Can Nitro Cold Brew Power Rocket Ships?


In response to the title of this blog, I have no idea. I'll level with you. I'm not -brace yourself- a scientist. That being the case, I can't definitively say one way or the other BUT, as a human with a brain that functions as long as I'm not being asked what I did today, I'm going to go out on an empirical limb and say probably not. 

So if it's not being used to further the exploration of our ever expanding and infinitely complex universe, why's nitro cold brew so awesome? Well buckle up. Because you're about to find out. 

According to Wikipedia (which, much like coffee, is another late night companion to the desperate, cramming student, squinting through florescence-fried eyes into a glowing screen covered in words like 'ribosome' or 'Kafkaesque') nitro cold brew is the Guinness of the coffee world. It's rich, and dark, and guaranteed to make you want another. 

Also, it 'cascades.' Here's a quick list of things that cascade: waterfalls, flowy horse manes, the curtain at the end of a life changing show, balloons from the ceiling after you win something awesome, and nitro cold brew. It's in good company. When we say 'cascade' in reference to nitro though, it's less about galloping to the crest of a hill at sunrise and more about nitrogen bubbles being introduced to cold brew. This introduction creates an effect that is not only aesthetically really beautiful, but incredibly pleasing to the palate. The sweet, chocolate and nutty flavors of our dark roast Nicaraguan Santa Rita pop and the texture graduates from flat, to full and silky. 

And the process of the introduction is really involved. I know this because Mark, our resident expert and potentially the world's most patient guy, took me step by apparatus-disassembling step through exactly how it works. 

A canister of nitrogen is connected to a keg of cold brew via hose (imagine Mark wrestling both keg and canister from fridge), a lever is switched on the canister (here Mark fiddles in demonstration) and the relief valve atop the keg is pulled a time or two (Mark is not throttling an angry cat into submission, it's just oxygen being purged).

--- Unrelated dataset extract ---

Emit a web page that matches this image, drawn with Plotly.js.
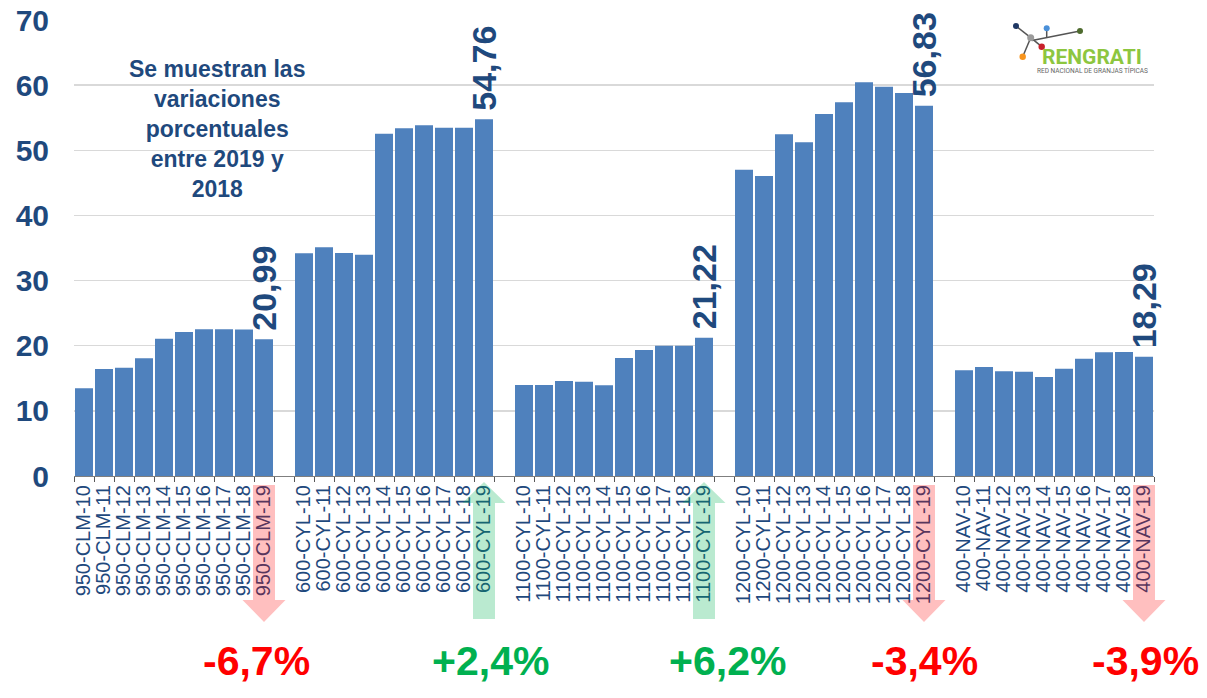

It's also important to agitate, so the keg should be shaken, or turned upside down. 

Finally, the cold brew is drawn through a very specific spout designed to suppress the gas, and a small, metal restrictor disc breaks the nitrogen out of the coffee to create that signature cascade of nitro cold brew. What ends up in the cup is delicious, dense, dark, and frothy. Like something a little sweeter? Try our organic coconut version.

Ice and milk are always options, but when you come in we'll definitely recommend you try it as deliciously is.